Digital Editor Rhiannon Wood explains why she thinks the picturesque city of Prague should be included on your bucket list
With lockdown causing everyone to feel nostalgic about their past travels, I have been thinking about my trip to Prague last summer. Nestled in the heart of Europe, in the Czech Republic, Prague is an absolutely stunning city, bursting with history and hidden gems.
Throughout Prague, there are many ‘high points’ in which you can witness the magnificent landscape of the area. For example, there is a small door at the base of the tower on the famous Charles Bridge. Here, you can pay a small fee to reach the top and take in the panoramic views of the city. I would also recommend Dancing House if you are looking for more great views.
On the east side of the city, there is a large green area of the Petrin Hill, situated at the top is a maze of rose gardens and an astronomy tower. Just a short journey from here is Prague castle, an immense complex that is definitely a must-see when visiting. At night, the castle is lit up, and standing by the river you immediately conjure a Disneyland-like feeling. The lights look like stars against the backdrop of the darkened buildings, softly reflected by the calm water of the river.
Wherever you stay in the city, you will have access to the tram service, which is both frequent and affordable. Staying further out makes little difference to your stay because of this, and especially since Prague is fairly walkable anyway. I stayed in Prague 10, which was about a 40-60 minute walk from Old Town Square.
As a vegetarian, I was unsure how great my chances would be at finding good food, given that Europe is typically more meat-consuming. However, I visited a fair number of vegetarian restaurants, which served incredible food and had a wonderful atmosphere inside (I would particularly recommend Maitrea). Fried cheese is a Czech speciality and you can find it almost everywhere – it is definitely worth trying.

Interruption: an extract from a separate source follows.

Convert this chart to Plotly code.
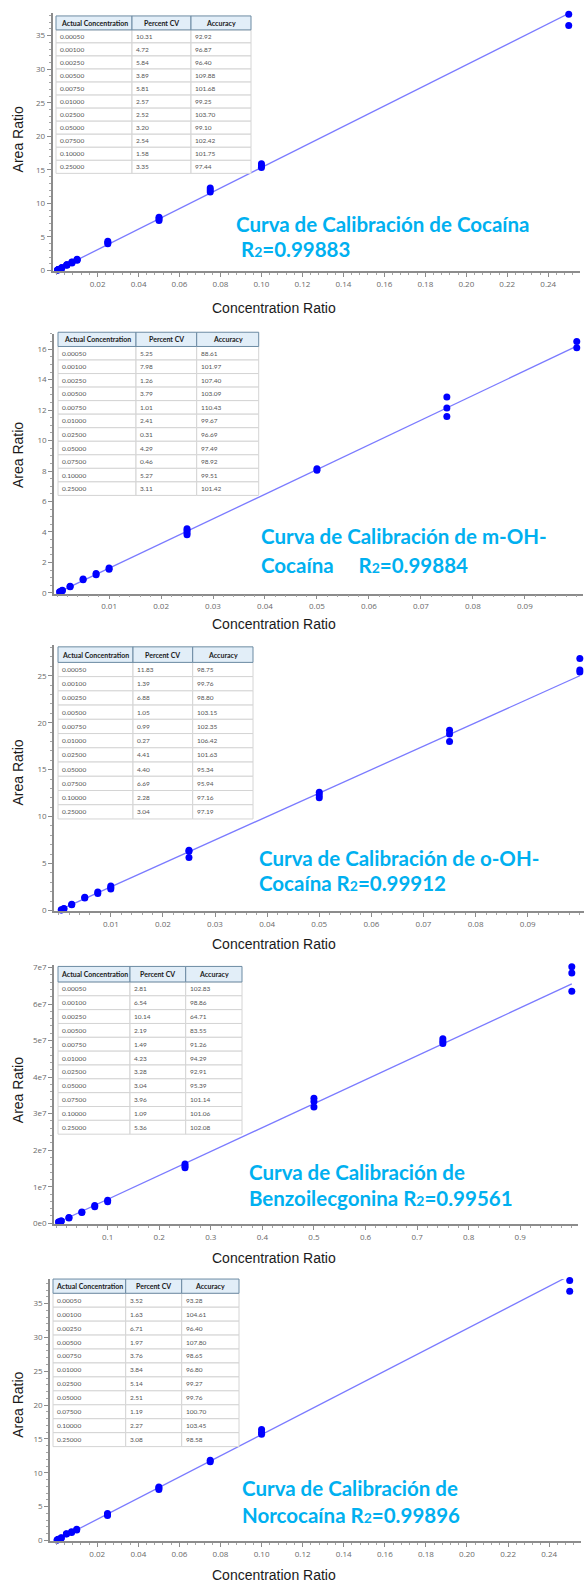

Being a beer lover, I knew I would be ‘a kid in a candy shop’ in Prague, since beer is consistently the cheapest in the whole of Europe. I can confidently say that the average price I paid for the famous ‘Straropramen’ was between £1-£1.20. You should be wary though, in Prague 1, in the city centre near the river, there are tourist traps everywhere, in which beer costs a pretty penny. Doing research to find the bars and pubs that locals frequent is definitely worth the time.
My AirBnB host invited my friend and me to a pub around the corner from him, which really embodied the feeling of locality. We sat drinking ridiculously cheap beer and reflecting on Prague’s communist history, all whilst the shouting of football fans echoed from down the road, where a football game at Bohemian 1905’s home pitch was happening. On the back of this, we went to a Sparta Prague game a couple of days after, where we experienced a true taste of Czech pride and passion.
City Hall – Walk through the front doors of the city hall, bear right and follow the corridor to the back. Here there is a constantly rotating escalator – like the ones that used to be installed in Muirhead Tower – it is very fun to hop in and out, and there is no law against you being there.
Burrito Loco – The fast-food style eateries dotted across the city and are open 24 hours, great after a night out! They serve burritos, enchiladas, and nachos, but I could not resist devouring the Beyond Meat burger every visit.